Thursday, February 28, 2013

Second Thursday of Lent

Psalm 70Jeremiah 4:9-10, 19-28Romans 2:12-24John 5:19-29

In the fifth chapter of John, Jesus visits a man who has been crippled for thirty-eight years, and is waiting with a crowd of others by the side of a sacred pool called Bethesda. Whenever an angel touches the waters of the pool, it is said, the first person into the water is healed of lameness. But whenever there is an angelic visitation, the lame man can’t beat the crowds into the water because he is so badly crippled. So Jesus tells the man to “rise, take up thy bed, and walk,” and he is healed.

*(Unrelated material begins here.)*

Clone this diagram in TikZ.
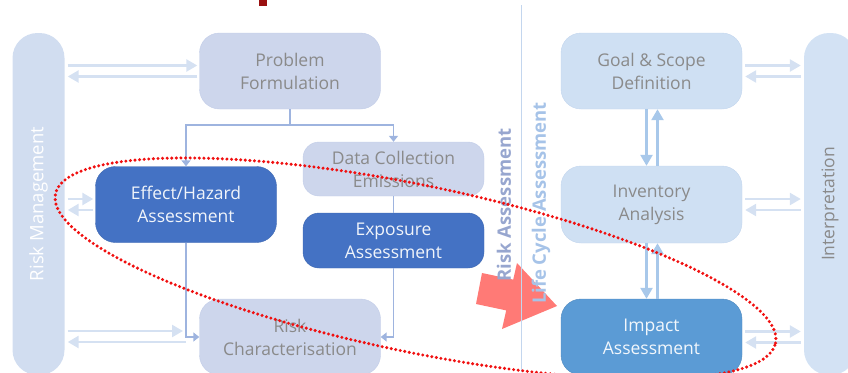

Local Jews get wind of this story and come after Jesus, for two reasons. First, because he has told the man to pick up his bed and walk and it is the Sabbath, when work is forbidden. And second because he has explained that he is the son of God, and therefore equal with God, which is a terrible sacrilege. The Jews become so enraged, in fact, that they begin contemplating killing him. Jesus enrages them even further when he attempts to explain himself. Whoever hears his words, he says, and believes in the Father who sent him, will have everlasting life.

This parable of the lame man has to do with two bodies of law—the law of man and the law of God. Strictly speaking, Jesus was in violation of man’s law by commanding a cripple to walk on the Sabbath. But he was simply obeying a far grander, far more merciful law—a law, in fact, of eternity—by healing a lame man and imparting to him the knowledge of eternal life. Two systems of law are in bitter conflict. The Bible story is also reflected in Les Miserables, Victor Hugo’s great story of justice and injustice. Jean Valjean spends nineteen years in prison for stealing a loaf of bread, and when he breaks parole, he is hounded relentlessly by the policeman Javert. Yes, Jean Valjean broke petty laws by stealing bread and breaking parole. But the manmade French legal system was not the only system of jurisprudence at work. The divine and immutable laws of human kindness, mercy and forgiveness were also at play, and—most important—they superseded the laws of man. In the end, Javert, despairing and empty, throws himself to his own death.

Believing in Jesus, and the higher law that he represents, is profoundly transformative, because as Jesus says (John 5:24), “he that heareth my word, and believeth in him that sent me . . . is passed from death unto life.”